Classical apologetics: The classical apologetical tradition, as the term classical suggests, is the dominant approach to apologetics in church history, especially prior to the modern period. It emphasizes the presentation of Christianity as rational—as logically coherent and supportable by sound arguments—and offers what its advocates consider proofs of various types (though especially philosophical proofs) for the existence of God as a first step in defending the truth claims of the Christian faith.

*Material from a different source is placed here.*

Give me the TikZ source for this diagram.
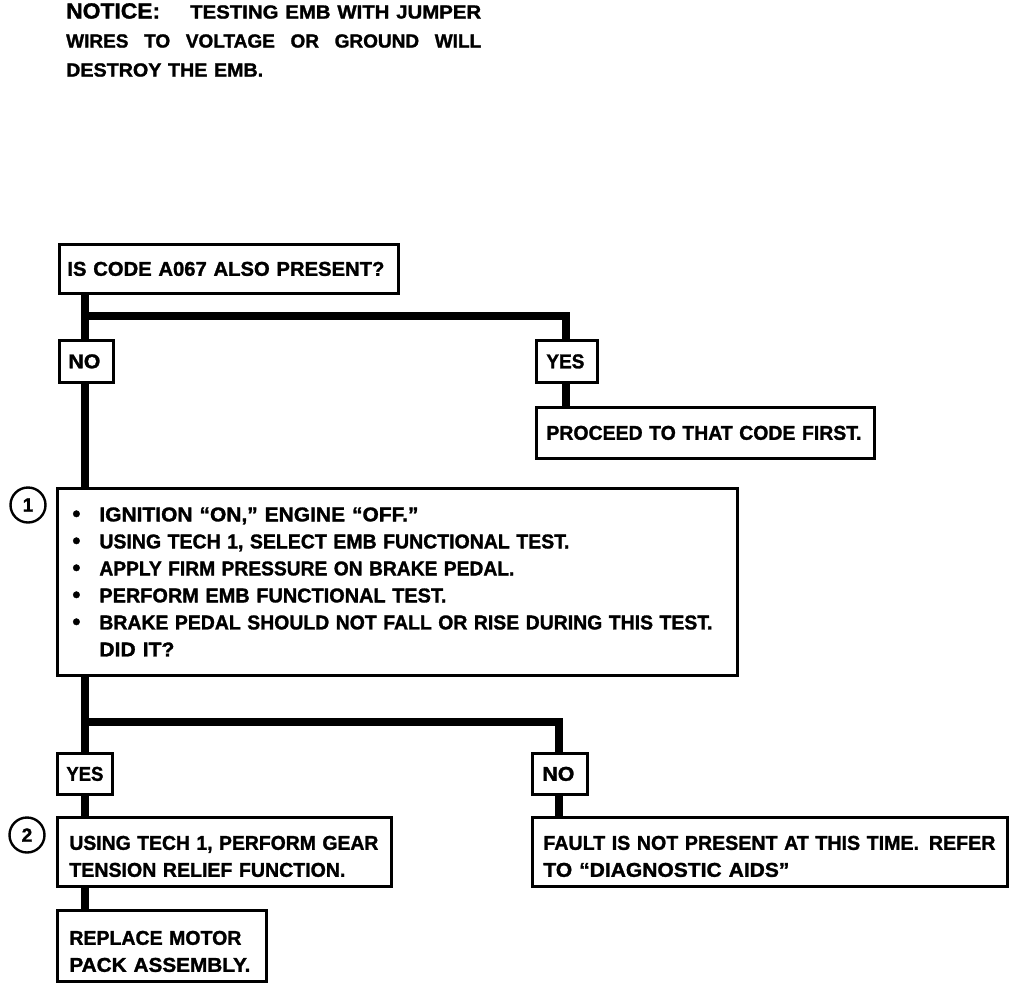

Cumulative case: "The term cumulative case is used by apologists in ways different than we are using it in this context, but Basil Mitchell, an early proponent of this view, gave this method that name, and so we will use it here. The careful reader will no doubt note that this method belongs to the same broad family of methods as does the evidential (and perhaps classical) method. However, it will also be apparent that as an argumentative strategy, the cumulative case method has something distinctive to offer. Indeed, this approach to apologetics arose because of the dissatisfaction that some philosophers had with these other evidential-type methods (i.e., the first two of the Big Four)."

Evidential apologetics or evidentialism (not to be confused with epistemological evidentialism) is an approach to Christian apologetics emphasizing the use of evidence to demonstrate that God probably exists. The evidence is supposed to be evidence both the believer and nonbeliever share, that is to say you need not presuppose God's existence

Presuppositionalism: In Christian theology, presuppositionalism is a school of apologetics that aims to present a rational basis for the Christian faith and defend it against objections primarily by exposing the perceived flaws of other worldviews while the Bible, as divine revelation, is presupposed. It claims that apart from presuppositions, one could not make sense of any human experience, and there can be no set of neutral assumptions from which to reason with a non-Christian.[1] In other words, presuppositionalists claim that a Christian cannot consistently declare his belief in the necessary existence of the God of the Bible and simultaneously argue on the basis of a different set of assumptions that God may not exist and Biblical revelation may not be true. Presuppositionalism is the predominant apologetic of Calvinism and the Reformed churches.[2] Two schools of presuppositionalism exist, based on the different teachings of Cornelius Van Til and Gordon Haddon Clark. Presuppositionalism itself contrasts with classical apologetics and evidential apologetics.

Reformed epistemology: is the title given to a broad body of epistemological viewpoints relating to God's existence that have been offered by a group of Protestant Christian philosophers that includes Alvin Plantinga, William Alston, and Nicholas Wolterstorff among others. Rather than a body of arguments, reformed epistemology refers to the epistemological stance that belief in God is a properly basic belief, and therefore no argument for God's existence is necessary. Since this view represents a continuation of the thinking about the relationship between faith and reason found in the 16th century Reformers, particularly John Calvin, it is titled Reformed epistemology.